A former civil war commander who once fought against Rahmon, Nazarzoda joined the government following the peace accords and was one of the last former opposition military leaders to remain in government. After Rahmon’s regime began consolidating power in the late 2000s, it gradually removed former opposition commanders from the cabinet positions they inherited from the U.N.-brokered peace accords. For instance, Mirzo Ziyoyev, a former opposition commander who was minister of emergency situations, was accused of terrorism before his mysterious death in 2009.
In the face of all this economic and political uncertainty, Rahmon has not only consolidated power for himself, but began laying the groundwork for a dynasty in Central Asia. Rahmon appears intent on holding on to power for the time being, but with the constitutional changes in place, his son Rustam could take over. Partly shielded from the public eye, Rustam has never given a press conference or an interview. Rahmon has groomed his son for years, placing him in high positions of financial significance, such as the state customs agency, and most recently, the head Tajikistan’s anti-corruption agency.

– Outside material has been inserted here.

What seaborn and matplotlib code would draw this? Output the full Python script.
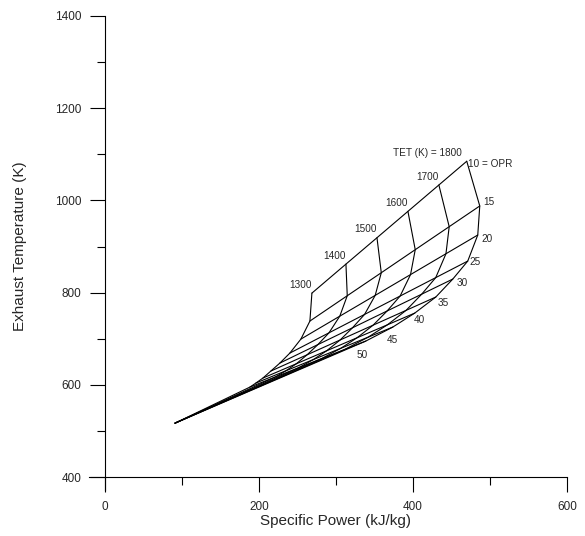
import pandas as pd
import matplotlib.pyplot as plt
import seaborn as sns

# Carpet of exhaust temperature vs specific power
tet = [1300, 1400, 1500, 1600, 1700, 1800]
opr = [10, 15, 20, 25, 30, 35, 40, 45, 50]

# specific power (kJ/kg) at each OPR, one list per TET
sp_1300 = [268.7, 266.1, 254.4, 240.1, 227.1, 215.4, 205.1, 196.0, 188.2]
sp_1400 = [312.9, 314.6, 304.9, 290.9, 276.5, 262.5, 248.5, 235.1, 221.3]
sp_1500 = [353.2, 358.8, 350.9, 337.1, 321.4, 305.4, 287.9, 270.7, 251.4]
sp_1600 = [393.4, 402.9, 396.8, 383.3, 366.4, 348.2, 327.4, 306.2, 281.5]
sp_1700 = [433.6, 447.0, 442.8, 429.5, 411.3, 391.0, 366.8, 341.8, 311.6]
sp_1800 = [469.8, 486.7, 484.1, 471.1, 451.7, 429.6, 402.3, 373.8, 338.7]

# exhaust temperature (K) at each OPR, one list per TET
egt_1300 = [799.0, 738.4, 699.3, 669.0, 647.3, 630.0, 614.8, 604.0, 595.2]
egt_1400 = [861.9, 793.3, 749.0, 712.9, 687.4, 665.3, 645.8, 630.7, 617.2]
egt_1500 = [919.1, 843.2, 794.1, 752.8, 723.8, 697.4, 674.0, 655.0, 637.1]
egt_1600 = [976.3, 893.2, 839.2, 792.7, 760.3, 729.5, 702.2, 679.3, 657.1]
egt_1700 = [1033.5, 943.1, 884.4, 832.6, 796.7, 761.6, 730.3, 703.5, 677.0]
egt_1800 = [1085.0, 988.0, 925.0, 868.5, 829.5, 790.5, 755.7, 725.4, 695.0]

# point where all TET lines meet at high OPR
sp_end = 90.9
egt_end = 517.0

sp_all = [sp_1300, sp_1400, sp_1500, sp_1600, sp_1700, sp_1800]
egt_all = [egt_1300, egt_1400, egt_1500, egt_1600, egt_1700, egt_1800]

rows = []
# constant TET lines (run through the OPR nodes, then to the end point)
for t, sps, egts in zip(tet, sp_all, egt_all):
    for k, (s, e) in enumerate(zip(sps, egts)):
        rows.append(dict(line=f"TET{t}", order=k, sp=s, egt=e))
    rows.append(dict(line=f"TET{t}", order=len(sps), sp=sp_end, egt=egt_end))
# constant OPR lines
for j, p in enumerate(opr):
    for i, t in enumerate(tet):
        rows.append(dict(line=f"OPR{p}", order=i, sp=sp_all[i][j], egt=egt_all[i][j]))
df = pd.DataFrame(rows).sort_values(["line", "order"])

sns.set_style("ticks")
plt.rcParams["font.family"] = ["Liberation Sans", "DejaVu Sans"]

fig = plt.figure(figsize=(5.85, 5.36), dpi=100)
# axes box runs a little past x=0 / y=400 so the axis lines cross
ax = fig.add_axes([89 / 585, 46 / 536, 478 / 585, 474 / 536])

sns.lineplot(data=df, x="sp", y="egt", units="line", estimator=None, sort=False,
             color="black", linewidth=0.8, ax=ax, legend=False)

# TET labels at the OPR = 10 end
for i, t in enumerate(tet):
    txt = "TET (K) = 1800" if t == 1800 else str(t)
    dx = -3.5 if t == 1800 else 0
    ax.annotate(txt, (sp_all[i][0], egt_all[i][0]), xytext=(dx, 6),
                textcoords="offset points", ha="right", va="center", fontsize=7.2)

# OPR labels at the TET = 1800 end
opr_off = [(1, -2), (2.5, 2.5), (3, -3), (1.5, -1), (3, -3), (1, -4.5), (-1, -5), (-4.5, -9.5), (-6.5, -10)]
for j, p in enumerate(opr):
    txt = "10 = OPR" if p == 10 else str(p)
    ax.annotate(txt, (sp_1800[j], egt_1800[j]), xytext=opr_off[j],
                textcoords="offset points", ha="left", va="center", fontsize=7.2)

ax.set_xlim(-20.8, 600)
ax.set_ylim(372, 1400)
ax.spines["left"].set_position(("data", 0))
ax.spines["bottom"].set_position(("data", 400))
ax.set_xticks([0, 200, 400, 600])
ax.set_xticks([100, 300, 500], minor=True)
ax.set_yticks([400, 600, 800, 1000, 1200, 1400])
ax.set_yticks([500, 700, 900, 1100, 1300], minor=True)
ax.tick_params(which="major", length=11, width=0.8, direction="out", pad=6, labelsize=8.5, color="black")
ax.tick_params(which="minor", length=6, width=0.8, direction="out", color="black")

for s in ["top", "right"]:
    ax.spines[s].set_visible(False)
for s in ["left", "bottom"]:
    ax.spines[s].set_linewidth(0.8)
    ax.spines[s].set_color("black")

ax.set_xlabel("Specific Power (kJ/kg)", fontsize=11, labelpad=1)
ax.set_ylabel("Exhaust Temperature (K)", fontsize=11)
ax.xaxis.label.set_x((336 - 89) / 478)
ax.yaxis.set_label_coords((27 - 89) / 478, (490 - 246) / 474)

fig.savefig("out.png", dpi=100)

Tajikistan’s newly minted president-for-life has pushed out his rivals and protected his financial interests in preparation for an economic storm to hit. “Ensuring that the dynasty stays on top is a good way to maintain influence and hold on to their money,” said Stronski. “It has less to do with Tajikistan as a state and more about the Rahmon family’s access to wealth and power.”
For Rahmon, Tajikistan’s problems are piling higher and higher, but the president is more concerned about holding the reins of power than stabilizing the country. And in doing so, has brought Tajikistan back to the edge of collapse.